Chelsea is Massachusetts’ smallest city in area with 1.8 square miles, and a population of 34,106, according to a 2003 US Census estimate — down from 35,080 recorded by the 2000 US Census. Given its location about 5 miles from Cambridge, Mass., Ash said, “It would be a natural place for the expansion of biotech in Massachusetts to occur.”
 
Alkermes selected Chelsea for the expansion project over locations within and outside the state, on the East Coast and even in Europe. In addition to drawing on years of relationships with Alkermes executives, Chelsea also offered the company a 10-year tax break that is more than 10 times what the city gave the company back in 2000.
 
The company would be exempt over 10 years from the roughly $5 million — $500,000 per year — in new state income taxes and local property taxes it would otherwise have to pay as a result of the expansion, under the state Economic Development Incentive Program. Alkermes currently receives through EDIP $400,000 over 10 years in state and local tax exemptions under an agreement reached in 2000.
 
“There is new construction involved this time around, so they capture more in tax relief,” Ash said. The original project involved the renovation by Alkermes of the largest building designated for urban renewal back in 1997.
 
Ash said Chelsea’s incentives aren’t the sole reason Alkermes will expand there: “The state was very aggressive. In fact, this project wouldn’t have happened had not the state of Massachusetts stepped in,” he said.
 
Alkermes’ expansion will benefit from a $4 million grant to the city government announced last month by the state Executive Office of Economic Development.
 
“We’re looking at public improvements to our roadways and utility lines in the general vicinity, as well as the development of a parking structure to support the expansion,” Ash said. The structure would consist of 150 parking spaces, primarily for employees.
 
On June 28, the state economic-development office announced Alkermes’ expansion as one of 21 projects for which the state was awarding a total of more than $76.2 million in grants to municipalities.
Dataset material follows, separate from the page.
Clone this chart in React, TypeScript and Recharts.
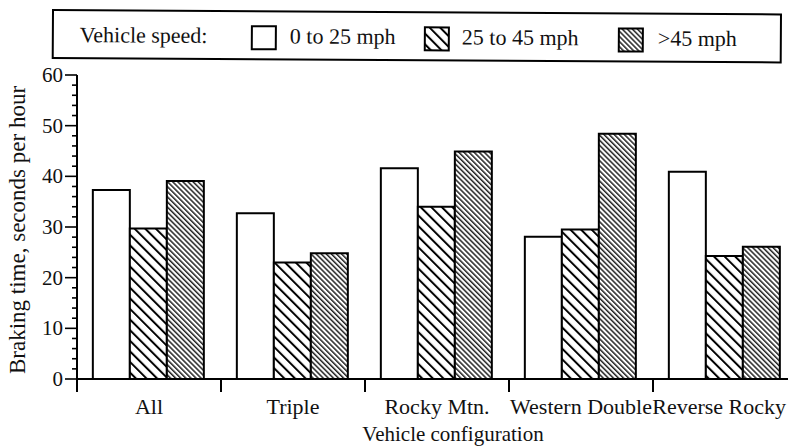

The funding comes from the Massachusetts Opportunity Relocation and Expansion Jobs program, created last year as part of an economic stimulus bill passed by state lawmakers and enacted by then-Gov. Mitt Romney.
 
“The return on the state’s investment is significant because by creating the right public infrastructure to support business growth, the jobs [municipalities] create will not only provide employment here in Massachusetts, but help to increase the state’s revenue base for years to come,” Massachusetts secretary of housing and economic development Daniel O’Connell said in a press release announcing the MORE Jobs grants.
 
Alkermes’ project was the only one involving a biotech company for which any of the municipalities received grants under MORE Jobs.
 
Ash said Chelsea is applying for additional state funding for the Alkermes project: “We’re looking for a total of $6.2 million overall to support infrastructure needs.”
 
Chelsea will see the other $2.2 million, he said, from the state Public Works Economic Development program and other programs: “We are engaged in discussions with the state about such programs.”